Hey there! PaTara on the line. There was a recent event “Hack Johnny’s Lab” by Robonomics and I believe I did hack it in a way! Apart from the very first try which I lost due to rules misunderstanding, I won every round I took part in and here is a short “howto” story. Pavel Tarasov [PaTara]
So, a quick and necessary rules recap: 12 words in a mixed order, a 5-minute video of a TurtleBot 4 wandering around a lab and spoiling the mnemonic phrase word order, 5-20 participants willing to win and a free Sunday to think up a strategy.
I’m sort of familiar with programming and I have a decent laptop and almost no skill in image recognition. More than that, I decided to play it fairly, which means no video downloading, no playback speed abuse, no playbar navigation. So the picked strategy was a good old bruteforce. Sounds more hacking that anything. What do we have here: a set of 12 words in a mixed order. This gives us 12! (factorial) options of phrases (479’001’600 to be precise). Quite an amount to process!

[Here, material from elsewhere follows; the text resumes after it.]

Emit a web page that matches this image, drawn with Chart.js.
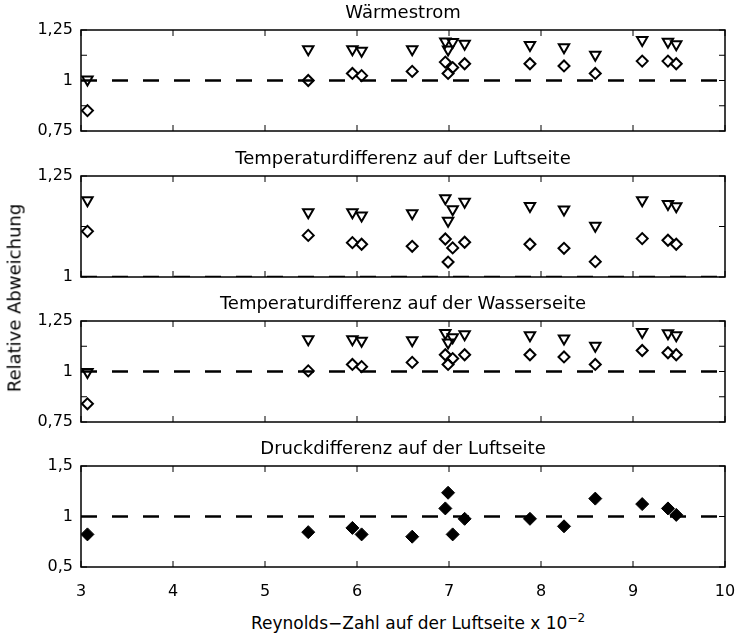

Well, what else do I need, just go and sort through! But here is the first trick: 12! mnemonic phrases just didn’t fit in my 64 GB RAM! I got a SIGTERM error in the IDE console. So I created an iterator and started the process. It took me some time, not sure exactly, how much, but within 30 seconds, to calculate the number of combinations. Just an evaluative run. But the thing is: my laptop didn’t even spin its fans at max! A single core was loaded.
I googled a Python multiprocessing package to load all the logical cores of my CPU (20 of them) to parallel the computations. Otherwise, it would have been an eternal journey. But with that I had to split my iterator in 12 parts. The itertools multiprocessing packages do work together, but when a whole set of options is in the RAM. That was not my case, so the following was performed:
From that moment and ever I would use this strategy to make my CPU load monitor look like this:
I believe this shortened the execution time down to around 5 seconds. I got the best way to iterate through the combinations but there were just too many of them! The first step involved performing roughly 480 millions extrinsics in the network. The node would simply ban me for DDOS and even without that It would take forever!
Just for a debugging reason I started the script (for node communication I used a py-substrate-interface package) and noticed that prior to call performing I got errors like invalid mnemonic phrase. A clue! If I could validate the combination on prem, I would save tons of time! GitHub parsing led me to this line of code and I added a combination validation to my script. This has reduced the number of potential extrinsics down to roughly 39’000’000 12 times faster!
But still, 39 million calls would ban me forever, so I needed more digging. How could I significantly cut the number of calculations? Well, by a little bit betraying my initial strategy. See, I was going to avoid video watching, “a hacker, who won’t even need a video”, but the math made me change my mind. Change it to a 132 times faster strategy. Below is the explanation:
With that I only needed to know two correct positions of words in a phrase (one would take too long, experiment-validated). I would iterate through a 10! combinations, insert two words in correct positions and validate the phrase, cutting down the options to approximately 300’000 quite a decrease! More that, 10! combinations set fitted in my RAM, excellent!
Also, rather than trying to transfer all the tokens each 300k times and calling a public node for that I decided to set up my own local Robonomics node synchronized with the chain and ask it for a resulting account address balance! Query is way “easier” than an extrinsic. After a whole night of synchronizing (I’ve set a cache limit so that my laptop won’t blow up with chain data in its ROM) I gave it a try and.. this was a disaster. Network transactions (even within a localhost) took too much time. I didn’t even wait till the end, it was obviously way slower than watching a whole video. If only I could know the exact address of the account! But for that I need a mnemonic phrase… Or do I really?
Look. The rules say that the desired account has exactly 42 XRT. Why wouldn’t I get all the active addresses in the network, filter them by having exactly 42 XRT and compare each generated address with a list of possible targets (around 20, decreasing to 1 in the end). Easy to say and to do.
Now, after modifying my script once more I finally made it to only one query and one transaction which would for sure give me the desired prize.
Now, after I watched 25 seconds of the video (meanwhile filling in the words of a mnemonic), I would only need 30 seconds at max to steal the reward. Hacked it.